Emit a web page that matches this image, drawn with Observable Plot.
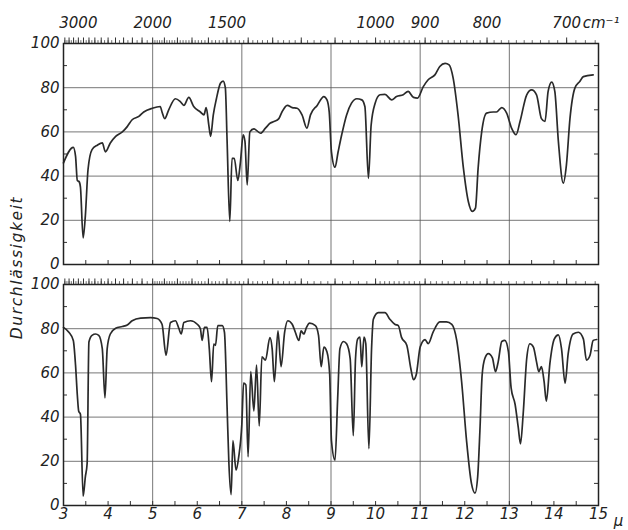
<!DOCTYPE html>
<html><head><meta charset="utf-8">
<script src="https://cdn.jsdelivr.net/npm/d3@7"></script>
<script src="https://cdn.jsdelivr.net/npm/@observablehq/plot@0.6"></script>
<style>
body{margin:0;background:#fff;}
#chart{width:628px;height:530px;}
#chart svg text{font-style:italic;}
</style></head><body><div id="chart"></div>
<script>
// Wellenlänge (µ) und Durchlässigkeit (%) – oberes Spektrum
const topMu = [3.00,3.22,3.27,3.31,3.35,3.38,3.44,3.49,3.55,3.64,
 3.76,3.87,3.94,4.05,4.17,4.32,4.43,4.54,4.69,4.80,
 4.99,5.17,5.21,5.27,5.36,5.51,5.62,5.70,5.81,5.92,
 6.07,6.15,6.20,6.26,6.30,6.36,6.43,6.52,6.58,6.63,
 6.67,6.73,6.78,6.83,6.91,6.97,7.03,7.07,7.12,7.18,
 7.27,7.42,7.53,7.64,7.72,7.83,7.90,8.02,8.13,8.24,
 8.35,8.46,8.54,8.69,8.84,8.91,8.96,9.01,9.09,9.16,
 9.24,9.35,9.46,9.58,9.69,9.76,9.84,9.90,9.99,10.10,
 10.21,10.36,10.47,10.62,10.73,10.85,10.94,11.07,11.18,11.33,
 11.44,11.56,11.65,11.74,11.85,11.97,12.08,12.17,12.24,12.30,
 12.38,12.49,12.64,12.71,12.83,12.94,13.05,13.15,13.24,13.39,
 13.50,13.61,13.72,13.80,13.87,13.95,14.02,14.10,14.21,14.28,
 14.36,14.47,14.58,14.66,14.88];
const topT = [46,53,49,38,37.5,35,12,22,43,52,
 54,55,51,55,58,60,62.4,65.5,67,69,
 70.7,71.5,69,66,70,75,73.7,72,75.6,71.5,
 69,67.7,71,63,58,67.7,75,82,83,80,
 55.6,19.5,48,48,38,46.6,58.7,55.7,36,60,
 61.4,59.4,61.7,64,64.7,66,69,72,71,70.7,
 67.7,61.7,67.7,72,76,74.5,69,51,44,51,
 58.7,67.7,73,75,74.5,71.5,39,63,73,76.8,
 77,74.5,76,76.8,78.3,75.6,75.3,80.5,83.6,85.8,
 89.6,91,90.3,84.3,67.7,43.6,28.5,24,25.5,43.6,
 60,68.5,69,69,71,68.5,61.7,58.7,64.7,76.8,
 79,76.8,66,64.7,78.3,82.5,78.3,55.7,36.8,45,
 66,79.8,82.8,85,85.8];

// unteres Spektrum
const botMu = [3.00,3.12,3.22,3.27,3.31,3.34,3.38,3.44,3.49,3.53,
 3.57,3.64,3.72,3.79,3.87,3.93,3.98,4.05,4.17,4.32,
 4.43,4.54,4.73,4.95,5.10,5.21,5.30,5.40,5.51,5.59,
 5.64,5.70,5.85,6.00,6.07,6.11,6.16,6.22,6.27,6.32,
 6.37,6.41,6.46,6.56,6.61,6.67,6.71,6.76,6.80,6.87,
 6.93,7.00,7.04,7.09,7.14,7.20,7.27,7.33,7.39,7.45,
 7.53,7.63,7.68,7.73,7.81,7.88,7.96,8.03,8.13,8.20,
 8.28,8.33,8.39,8.45,8.52,8.65,8.72,8.78,8.84,8.91,
 8.97,9.01,9.09,9.15,9.20,9.28,9.35,9.43,9.50,9.55,
 9.60,9.65,9.69,9.74,9.78,9.85,9.91,9.95,10.06,10.21,
 10.32,10.43,10.51,10.58,10.70,10.79,10.85,10.91,11.00,11.11,
 11.18,11.29,11.44,11.59,11.71,11.82,11.93,12.04,12.15,12.23,
 12.29,12.34,12.39,12.45,12.53,12.62,12.69,12.75,12.83,12.90,
 12.98,13.04,13.13,13.20,13.25,13.31,13.39,13.46,13.54,13.61,
 13.66,13.72,13.78,13.83,13.91,14.01,14.10,14.17,14.25,14.32,
 14.43,14.55,14.66,14.73,14.81,14.88,14.96];
const botT = [80.6,78.4,74.7,63.5,50,42.8,41.3,4.2,13,19,
 74,77,77.6,77,71,48.7,71,77.6,80.2,81,
 81.7,83.6,84.8,85,84.6,82,68,82.8,83.6,80,
 77.6,82.8,83.6,82,80,74.7,80.6,80.6,71,56,
 73,72.5,81.4,81.4,78.4,44,19,4.9,29.4,16,
 22,36.8,55.4,54.6,22,60.6,42.8,63.5,36,67.3,
 65.8,76,71,56,79,62.8,78.4,83.6,82,78.4,
 74.7,79,77.6,80.6,82.5,81.4,77,62.8,71.7,69.5,
 59.5,29.4,20.5,48.7,71,74.2,73.2,66.5,31.6,66.5,
 75.4,76.2,62.8,76.2,73.2,25.7,71,84.3,87.3,87.3,
 84.3,82,81.4,76.2,72.5,62,56.9,59,71.7,75.1,
 73.2,78.4,83.1,83.1,82,74.7,56,29.4,10,5.6,
 13,33.8,59,66.5,68.7,66.8,60.6,65,74.2,74.7,
 69.5,53.2,45.7,35.3,27.9,41.3,66.5,73.2,71.7,65,
 60.6,62.8,56,47.2,64.3,75.4,77.2,71,55.4,68.7,
 77.6,78.4,75.4,65.8,68,74.7,75.1];

const panels = ["oben", "unten"];
const yTicks = [0, 20, 40, 60, 80, 100];
const yMinor = [10, 30, 50, 70, 90];
const yGrid = [20, 40, 60, 80];
const xTicks = [3,4,5,6,7,8,9,10,11,12,13,14,15];
const xGrid = [5, 7, 9, 11, 13];
const xMinor = d3.range(3.5, 15, 0.5);
const wnLabels = [3000, 2000, 1500, 1000, 900, 800, 700];
const wnMajor = d3.range(3300, 600, -100);
const wnMinor = [...d3.range(3300, 2000, -50), ...d3.range(2000, 1000, -20), ...d3.range(1000, 660, -10)];
const unitLabel = "cm⁻¹";
const muLabel = "μ";
const yTitle = "Durchlässigkeit";

const spectra = [
  ...topMu.map((m, i) => ({panel: "oben", mu: m, t: topT[i]})),
  ...botMu.map((m, i) => ({panel: "unten", mu: m, t: botT[i]}))
];
const toMu = w => 1e4 / w;
const inRange = m => m >= 3 && m <= 15;

const font = "'DejaVu Sans', sans-serif";
const txt = {fontSize: 15, fontStyle: "italic", lineAnchor: "middle", fill: "#222"};
const chart = Plot.plot({
  width: 628, height: 530,
  marginTop: 42, marginBottom: 25, marginLeft: 63, marginRight: 30,
  style: {fontFamily: font, fontSize: "15px", color: "#222", background: "#fff", overflow: "visible"},
  x: {domain: [3, 15], axis: null},
  y: {domain: [0, 100], axis: null},
  fy: {domain: panels, axis: null, paddingInner: 0.083, paddingOuter: 0},
  marks: [
    Plot.gridX(xGrid, {stroke: "#555", strokeOpacity: 0.9, strokeWidth: 0.9}),
    Plot.gridY(yGrid, {stroke: "#555", strokeOpacity: 0.9, strokeWidth: 0.9}),
    Plot.ruleY(yMinor, {x1: 3, x2: 3.09, stroke: "#333", strokeWidth: 1}),
    Plot.ruleY(yMinor, {x1: 14.91, x2: 15, stroke: "#333", strokeWidth: 1}),
    Plot.ruleX(xMinor, {y1: 0, y2: 1.8, stroke: "#333", strokeWidth: 1}),
    Plot.ruleX(wnMinor.map(toMu).filter(inRange), {y1: 100, y2: 101.3, stroke: "#444", strokeWidth: 0.8}),
    Plot.ruleX(wnMajor.map(toMu).filter(inRange), {y1: 100, y2: 102.5, stroke: "#333", strokeWidth: 1}),
    Plot.line(spectra, {x: "mu", y: "t", fy: "panel", stroke: "#2a2a2a", strokeWidth: 1.7, curve: "monotone-x", strokeLinejoin: "round"}),
    Plot.frame({stroke: "#222", strokeWidth: 1.5}),
    Plot.axisY(yTicks, {tickSize: 0, tickPadding: 4, label: null, ...txt}),
    Plot.axisX(xTicks, {tickSize: 0, tickPadding: 9, label: null, ...txt}),
    Plot.text(wnLabels, {x: toMu, text: d => String(d), fy: () => "oben", frameAnchor: "top", dy: -20, ...txt}),
    Plot.text([unitLabel], {x: () => toMu(700), text: d => d, fy: () => "oben", frameAnchor: "top", textAnchor: "start", dx: 16, dy: -20, ...txt}),
    Plot.text([muLabel], {x: () => 15, text: d => d, fy: () => "unten", frameAnchor: "bottom", dx: 20, dy: 16, ...txt}),
    Plot.text([yTitle], {text: d => d, fy: () => "unten", frameAnchor: "top-left", rotate: -90, textAnchor: "middle", dx: -46, dy: -17, ...txt, fontSize: 15.5})
  ]
});
document.getElementById("chart").appendChild(chart);
// spread the letters of the axis title like the reference lettering
d3.select(chart).selectAll("text").filter(function() { return this.textContent === yTitle; })
  .attr("letter-spacing", "1.6px");
</script>
</body></html>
--*--
• WRITTEN INSTRUCTION:
Select and copy every line of the material that holds the string "this".

• WORKED SOLUTION:
Emit a web page that matches this image, drawn with Observable Plot.
d3.select(chart).selectAll("text").filter(function() { return this.textContent === yTitle; })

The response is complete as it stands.